--- Start ---

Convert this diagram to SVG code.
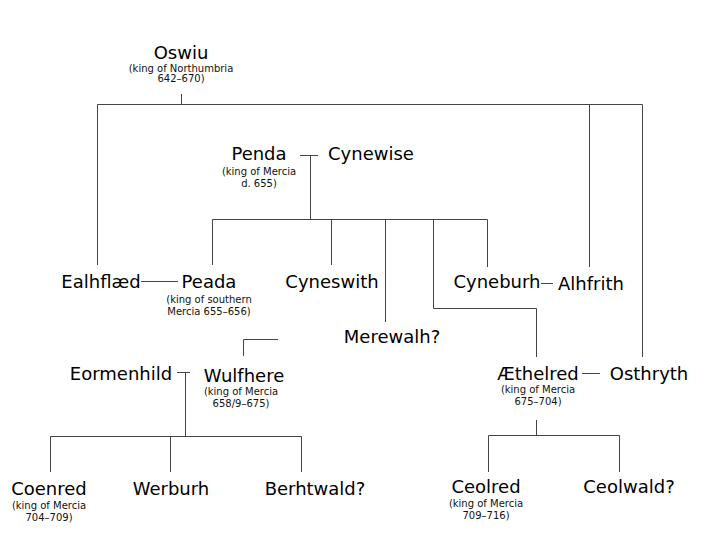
<svg xmlns="http://www.w3.org/2000/svg" width="720" height="540" viewBox="0 0 720 540">
<style>
.n{font-family:"DejaVu Sans",Verdana,sans-serif;font-size:18px;fill:#000;text-anchor:middle}
.s{font-family:"DejaVu Sans",Verdana,sans-serif;font-size:10px;fill:#111;text-anchor:middle}
.c{stroke:#444;stroke-width:1;fill:none}
</style>
<rect width="720" height="540" fill="#fff"/>
<g id="connectors" class="c">
<path d="M181.5,94V104.5M97.5,104.5H642.5M97.5,104.5V265M589.5,104.5V267M642.5,104.5V357"/>
<path d="M300,155.5H318M310.5,155.5V219.5M212.5,219.5H487.5M212.5,219.5V265M331.5,219.5V265M385.5,219.5V322M487.5,219.5V267M433.5,219.5V308.5H536.5V357"/>
<path d="M141,281.5H178M541,283.5H553"/>
<path d="M278,339.5H243.5V356"/>
<path d="M177,372.5H190M185.5,372.5V436.5M50.5,436.5H301.5M50.5,436.5V472M170.5,436.5V472M301.5,436.5V472"/>
<path d="M582,373.5H600M536.5,420V435.5M488.5,435.5H619.5M488.5,435.5V472M619.5,435.5V472"/>
</g>
<g id="oswiu"><text class="n" x="181" y="59">Oswiu</text><text class="s" x="181" y="72">(king of Northumbria</text><text class="s" x="181" y="82">642–670)</text></g>
<g id="penda"><text class="n" x="259" y="160">Penda</text><text class="s" x="259" y="175">(king of Mercia</text><text class="s" x="259" y="187">d. 655)</text></g>
<g id="cynewise"><text class="n" x="371" y="160">Cynewise</text></g>
<g id="ealhflaed"><text class="n" x="101" y="288">Ealhflæd</text></g>
<g id="peada"><text class="n" x="209" y="288">Peada</text><text class="s" x="209" y="303">(king of southern</text><text class="s" x="209" y="315">Mercia 655–656)</text></g>
<g id="cyneswith"><text class="n" x="332" y="288">Cyneswith</text></g>
<g id="cyneburh"><text class="n" x="497" y="288">Cyneburh</text></g>
<g id="alhfrith"><text class="n" x="591" y="290">Alhfrith</text></g>
<g id="merewalh"><text class="n" x="392" y="343">Merewalh?</text></g>
<g id="eormenhild"><text class="n" x="121" y="380">Eormenhild</text></g>
<g id="wulfhere"><text class="n" x="244" y="382">Wulfhere</text><text class="s" x="241" y="395">(king of Mercia</text><text class="s" x="241" y="407">658/9–675)</text></g>
<g id="aethelred"><text class="n" x="538" y="380">Æthelred</text><text class="s" x="538" y="393">(king of Mercia</text><text class="s" x="538" y="405">675–704)</text></g>
<g id="osthryth"><text class="n" x="649" y="380">Osthryth</text></g>
<g id="coenred"><text class="n" x="49" y="495">Coenred</text><text class="s" x="49" y="509">(king of Mercia</text><text class="s" x="49" y="521">704–709)</text></g>
<g id="werburh"><text class="n" x="171" y="495">Werburh</text></g>
<g id="berhtwald"><text class="n" x="315" y="495">Berhtwald?</text></g>
<g id="ceolred"><text class="n" x="486" y="493">Ceolred</text><text class="s" x="486" y="507">(king of Mercia</text><text class="s" x="486" y="519">709–716)</text></g>
<g id="ceolwald"><text class="n" x="629" y="493">Ceolwald?</text></g>
</svg>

--- End ---

Return the whole listing, word for word, and leave out every picture.

Convert this diagram to SVG code.
<svg xmlns="http://www.w3.org/2000/svg" width="720" height="540" viewBox="0 0 720 540">
<style>
.n{font-family:"DejaVu Sans",Verdana,sans-serif;font-size:18px;fill:#000;text-anchor:middle}
.s{font-family:"DejaVu Sans",Verdana,sans-serif;font-size:10px;fill:#111;text-anchor:middle}
.c{stroke:#444;stroke-width:1;fill:none}
</style>
<rect width="720" height="540" fill="#fff"/>
<g id="connectors" class="c">
<path d="M181.5,94V104.5M97.5,104.5H642.5M97.5,104.5V265M589.5,104.5V267M642.5,104.5V357"/>
<path d="M300,155.5H318M310.5,155.5V219.5M212.5,219.5H487.5M212.5,219.5V265M331.5,219.5V265M385.5,219.5V322M487.5,219.5V267M433.5,219.5V308.5H536.5V357"/>
<path d="M141,281.5H178M541,283.5H553"/>
<path d="M278,339.5H243.5V356"/>
<path d="M177,372.5H190M185.5,372.5V436.5M50.5,436.5H301.5M50.5,436.5V472M170.5,436.5V472M301.5,436.5V472"/>
<path d="M582,373.5H600M536.5,420V435.5M488.5,435.5H619.5M488.5,435.5V472M619.5,435.5V472"/>
</g>
<g id="oswiu"><text class="n" x="181" y="59">Oswiu</text><text class="s" x="181" y="72">(king of Northumbria</text><text class="s" x="181" y="82">642–670)</text></g>
<g id="penda"><text class="n" x="259" y="160">Penda</text><text class="s" x="259" y="175">(king of Mercia</text><text class="s" x="259" y="187">d. 655)</text></g>
<g id="cynewise"><text class="n" x="371" y="160">Cynewise</text></g>
<g id="ealhflaed"><text class="n" x="101" y="288">Ealhflæd</text></g>
<g id="peada"><text class="n" x="209" y="288">Peada</text><text class="s" x="209" y="303">(king of southern</text><text class="s" x="209" y="315">Mercia 655–656)</text></g>
<g id="cyneswith"><text class="n" x="332" y="288">Cyneswith</text></g>
<g id="cyneburh"><text class="n" x="497" y="288">Cyneburh</text></g>
<g id="alhfrith"><text class="n" x="591" y="290">Alhfrith</text></g>
<g id="merewalh"><text class="n" x="392" y="343">Merewalh?</text></g>
<g id="eormenhild"><text class="n" x="121" y="380">Eormenhild</text></g>
<g id="wulfhere"><text class="n" x="244" y="382">Wulfhere</text><text class="s" x="241" y="395">(king of Mercia</text><text class="s" x="241" y="407">658/9–675)</text></g>
<g id="aethelred"><text class="n" x="538" y="380">Æthelred</text><text class="s" x="538" y="393">(king of Mercia</text><text class="s" x="538" y="405">675–704)</text></g>
<g id="osthryth"><text class="n" x="649" y="380">Osthryth</text></g>
<g id="coenred"><text class="n" x="49" y="495">Coenred</text><text class="s" x="49" y="509">(king of Mercia</text><text class="s" x="49" y="521">704–709)</text></g>
<g id="werburh"><text class="n" x="171" y="495">Werburh</text></g>
<g id="berhtwald"><text class="n" x="315" y="495">Berhtwald?</text></g>
<g id="ceolred"><text class="n" x="486" y="493">Ceolred</text><text class="s" x="486" y="507">(king of Mercia</text><text class="s" x="486" y="519">709–716)</text></g>
<g id="ceolwald"><text class="n" x="629" y="493">Ceolwald?</text></g>
</svg>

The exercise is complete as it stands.